Beware of the “No-News” Gap
The most dangerous pre-market mover is one with no identifiable catalyst. It is often a “fat finger” error (a rogue order), a short squeeze by a single algorithm, or a misinterpretation of an old filing. If a stock gaps 10% with volume of 50,000 shares and your news feed is silent, assume the move is false. Do not trade it. Let it resolve in regular hours.

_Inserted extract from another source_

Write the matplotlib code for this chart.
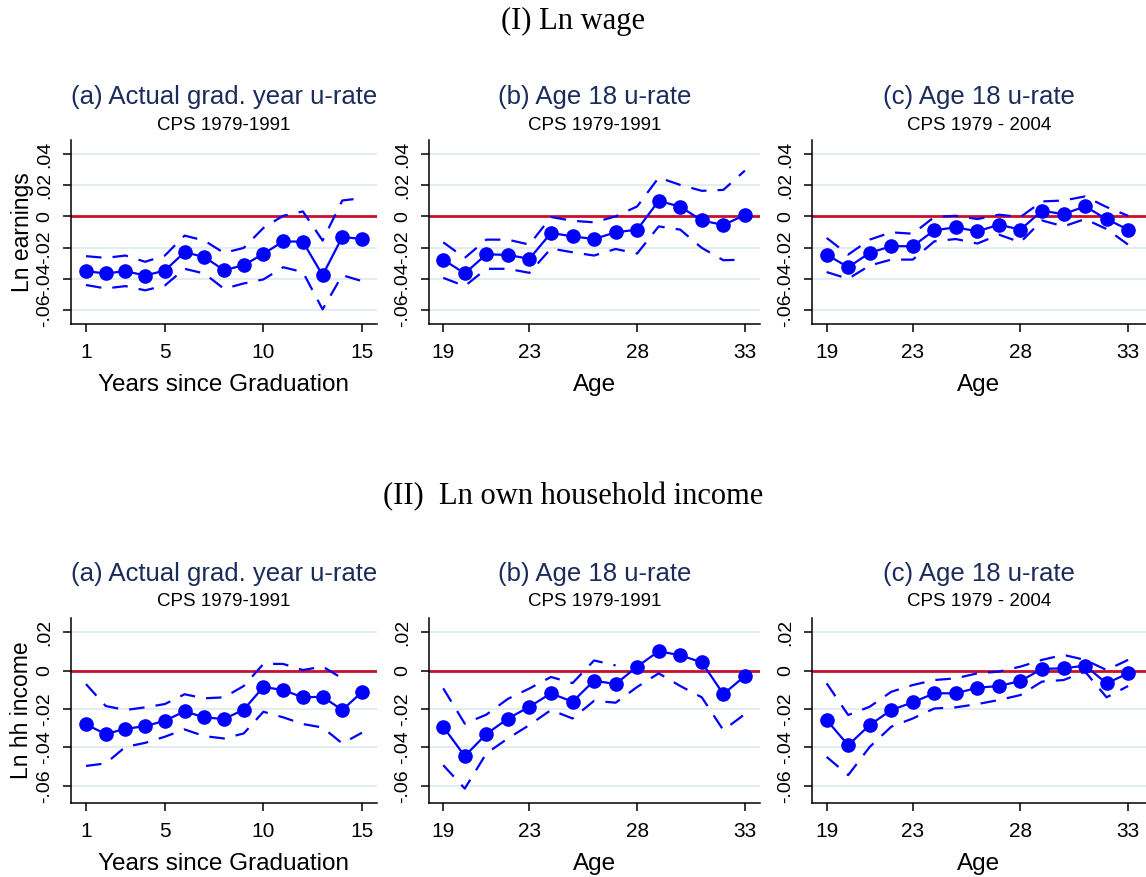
import numpy as np
import matplotlib
matplotlib.use("Agg")
import matplotlib.pyplot as plt
from matplotlib.ticker import FuncFormatter

nan = np.nan

# x values
years_grad = list(range(1, 16))
ages = list(range(19, 34))

# (I) Ln wage: point estimates and 95% bands
wage_a = [-0.0351, -0.0366, -0.0351, -0.0379, -0.0347, -0.0230, -0.0260, -0.0345,
          -0.0313, -0.0240, -0.0160, -0.0162, -0.0377, -0.0132, -0.0145]
wage_a_hi = [-0.0255, -0.0266, -0.0251, -0.0291, -0.0251, -0.0123, -0.0155, -0.0234,
             -0.0202, -0.0074, 0.0004, 0.0032, -0.0155, 0.0102, 0.0117]
wage_a_lo = [-0.0440, -0.0462, -0.0447, -0.0474, -0.0443, -0.0336, -0.0366, -0.0464,
             -0.0430, -0.0404, -0.0326, -0.0357, -0.0596, -0.0377, -0.0415]

wage_b = [-0.0277, -0.0366, -0.0243, -0.0247, -0.0272, -0.0106, -0.0128, -0.0145,
          -0.0102, -0.0085, 0.0100, 0.0062, -0.0026, -0.0055, 0.0009]
wage_b_hi = [-0.0166, -0.0266, -0.0149, -0.0149, -0.0181, -0.0004, -0.0028, -0.0038,
             0.0000, 0.0064, 0.0249, 0.0202, 0.0164, 0.0170, 0.0294]
wage_b_lo = [-0.0394, -0.0447, -0.0336, -0.0336, -0.0362, -0.0206, -0.0230, -0.0251,
             -0.0209, -0.0238, -0.0064, -0.0085, -0.0202, -0.0281, -0.0277]

wage_c = [-0.0245, -0.0326, -0.0234, -0.0191, -0.0191, -0.0089, -0.0070, -0.0096,
          -0.0053, -0.0085, 0.0036, 0.0015, 0.0064, -0.0017, -0.0085]
wage_c_hi = [-0.0138, -0.0245, -0.0149, -0.0102, -0.0111, -0.0004, 0.0004, -0.0017,
             0.0011, -0.0004, 0.0096, 0.0102, 0.0128, 0.0060, 0.0004]
wage_c_lo = [-0.0357, -0.0400, -0.0315, -0.0277, -0.0277, -0.0160, -0.0145, -0.0174,
             -0.0117, -0.0166, -0.0026, -0.0064, -0.0017, -0.0081, -0.0181]

# (II) Ln own household income
hh_a = [-0.0280, -0.0330, -0.0303, -0.0289, -0.0261, -0.0212, -0.0243, -0.0252,
        -0.0203, -0.0085, -0.0101, -0.0139, -0.0136, -0.0205, -0.0111]
hh_a_hi = [-0.0070, -0.0184, -0.0205, -0.0191, -0.0174, -0.0123, -0.0144, -0.0139,
           -0.0080, 0.0035, 0.0035, 0.0003, 0.0021, -0.0040, nan]
hh_a_lo = [-0.0496, -0.0483, -0.0397, -0.0376, -0.0344, -0.0306, -0.0341, -0.0353,
           -0.0327, -0.0214, -0.0243, -0.0278, -0.0296, -0.0379, -0.0323]

hh_b = [-0.0292, -0.0445, -0.0330, -0.0250, -0.0188, -0.0118, -0.0162, -0.0052,
        -0.0070, 0.0021, 0.0101, 0.0080, 0.0043, -0.0122, -0.0028]
hh_b_hi = [-0.0092, -0.0276, -0.0229, -0.0147, -0.0093, -0.0033, -0.0065, 0.0053,
           0.0027, nan, nan, nan, nan, nan, nan]
hh_b_lo = [-0.0492, -0.0614, -0.0431, -0.0353, -0.0283, -0.0205, -0.0249, -0.0157,
           -0.0167, -0.0085, -0.0014, -0.0080, -0.0139, -0.0310, -0.0226]

hh_c = [-0.0257, -0.0388, -0.0283, -0.0205, -0.0165, -0.0118, -0.0118, -0.0089,
        -0.0080, -0.0054, 0.0009, 0.0012, 0.0026, -0.0066, -0.0014]
hh_c_hi = [-0.0066, -0.0231, -0.0188, -0.0110, -0.0075, -0.0049, -0.0040, -0.0014,
           -0.0005, 0.0021, 0.0056, 0.0082, 0.0056, 0.0003, 0.0056]
hh_c_lo = [-0.0449, -0.0544, -0.0397, -0.0292, -0.0249, -0.0197, -0.0191, -0.0174,
           -0.0153, -0.0127, -0.0057, -0.0049, -0.0005, -0.0139, -0.0080]

titles = ["(a) Actual grad. year u-rate", "(b) Age 18 u-rate", "(c) Age 18 u-rate"]
subtitles = ["CPS 1979-1991", "CPS 1979-1991", "CPS 1979 - 2004"]
xlabels = ["Years since Graduation", "Age", "Age"]
xticks_grad = [1, 5, 10, 15]
xticks_age = [19, 23, 28, 33]
yticks_wage = [-0.06, -0.04, -0.02, 0, 0.02, 0.04]
yticks_hh = [-0.06, -0.04, -0.02, 0, 0.02]

W, H = 1146, 877
BLUE = "#0000ff"
RED = "#c8102e"
NAVY = "#1a2c5b"
GRID = "#e3ecef"
SANS = "Liberation Sans"
SERIF = "Liberation Serif"


def stata_fmt(v, pos):
    if abs(v) < 1e-9:
        return "0"
    s = "%.2f" % v
    return s.replace("0.", ".")


def px_rect(l, t, r, b):
    return [l / W, 1 - b / H, (r - l) / W, (b - t) / H]


def draw_panel(ax, x, y, hi, lo, xticks, xlim, yticks, ylim, xlabel):
    ax.set_xlim(*xlim)
    ax.set_ylim(*ylim)
    for v in yticks:
        ax.axhline(v, color=GRID, lw=1.5, zorder=0)
    ax.axhline(0, color=RED, lw=2.0, zorder=1)
    ax.plot(x, hi, color=BLUE, lw=1.6, dashes=(7, 5), dash_capstyle="butt", zorder=2)
    ax.plot(x, lo, color=BLUE, lw=1.6, dashes=(7, 5), dash_capstyle="butt", zorder=2)
    ax.plot(x, y, color=BLUE, lw=1.6, marker="o", ms=9.5, zorder=3)
    ax.set_xticks(xticks)
    ax.set_yticks(yticks)
    ax.yaxis.set_major_formatter(FuncFormatter(stata_fmt))
    for s in ["top", "right"]:
        ax.spines[s].set_visible(False)
    for s in ["left", "bottom"]:
        ax.spines[s].set_linewidth(1.1)
    ax.tick_params(axis="both", direction="out", length=6, width=1.1, colors="black")
    ax.tick_params(axis="x", labelsize=15, pad=8)
    ax.tick_params(axis="y", labelsize=14, pad=7, labelrotation=90)
    for lab in ax.get_xticklabels() + ax.get_yticklabels():
        lab.set_fontfamily(SANS)
    for lab in ax.get_yticklabels():
        lab.set_va("center")
    ax.set_xlabel(xlabel, fontsize=17.5, family=SANS, labelpad=8)


fig = plt.figure(figsize=(W / 100, H / 100), dpi=100)
fig.patch.set_facecolor("white")

cols = [(71, 377), (429, 760), (812, 1146)]
xlims = [(0.24, 15.76), (18.34, 33.70), (18.32, 33.83)]
rows = [
    dict(top=140, bottom=324, ylim=(-0.069, 0.049), yticks=yticks_wage,
         series=[(wage_a, wage_a_hi, wage_a_lo), (wage_b, wage_b_hi, wage_b_lo),
                 (wage_c, wage_c_hi, wage_c_lo)],
         head="(I) Ln wage", head_y=21, title_y=97, ylabel="Ln earnings"),
    dict(top=618, bottom=803, ylim=(-0.0689, 0.0274), yticks=yticks_hh,
         series=[(hh_a, hh_a_hi, hh_a_lo), (hh_b, hh_b_hi, hh_b_lo),
                 (hh_c, hh_c_hi, hh_c_lo)],
         head="(II)  Ln own household income", head_y=497, title_y=574,
         ylabel="Ln hh income"),
]

for row in rows:
    fig.text(0.5, 1 - row["head_y"] / H, row["head"], ha="center", va="center",
             fontsize=22, family=SERIF)
    for j, (l, r) in enumerate(cols):
        ax = fig.add_axes(px_rect(l, row["top"], r, row["bottom"]))
        y, hi, lo = row["series"][j]
        x = years_grad if j == 0 else ages
        xt = xticks_grad if j == 0 else xticks_age
        draw_panel(ax, x, y, hi, lo, xt, xlims[j], row["yticks"], row["ylim"], xlabels[j])
        cx = (l + r) / 2 / W
        fig.text(cx, 1 - row["title_y"] / H, titles[j], ha="center", va="center",
                 fontsize=18.5, family=SANS, color=NAVY)
        fig.text(cx, 1 - (row["title_y"] + 28) / H, subtitles[j], ha="center",
                 va="center", fontsize=13.5, family=SANS, color="black")
    yc = (row["top"] + row["bottom"]) / 2
    fig.text(22 / W, 1 - yc / H, row["ylabel"], rotation=90, ha="center", va="center",
             fontsize=16.5, family=SANS)

fig.savefig("out.png", dpi=100)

The Aftermath: Pre-Market Positions at 9:30 AM
At the open, your pre-market position enters a new liquidity regime. If you are long with a profit, decide if the regular session trend will continue. A common strategy is to sell half the position at 9:30:01 into the initial liquidity wave and let the remainder run with a stop at breakeven. If the pre-market move was driven by a single catalyst (e.g., a press release), the initial volume from retail algorithms will often push the price higher by 1-2% before fading. Capturing that final leg requires holding through the first two minutes of the regular session, which is a high-risk, high-reward decision.
Continuous Refinement of Pre-Market Criteria
No static list of filters works forever. Market microstructures evolve. Review your journal weekly. If the “VWAP hold” setup had a 70% win rate in January but drops to 40% in March, conditions have changed—perhaps the market has shifted to mean-reversion mode. Adapt by switching to a “break of pre-market high” continuation setup or a “gap fill” strategy. The best pre-market traders are flexible, not dogmatic.
The Final Word on Scanner Settings Optimization
Optimize your scanner for the specific time block:
- 4:00-6:00 AM: Filter for RVOL > 20, Dollar Volume > $1M, Gap > 5%. Only the strongest stocks survive.
- 6:00-8:00 AM: Lower filters to RVOL > 8, Dollar Volume > $500K. This is the sweet spot for discovery.
- 8:00-9:30 AM: Expand to RVOL > 5, Dollar Volume > $250K. Consider adding sector filters (e.g., “Technology” or “Healthcare”) to capture sympathy plays.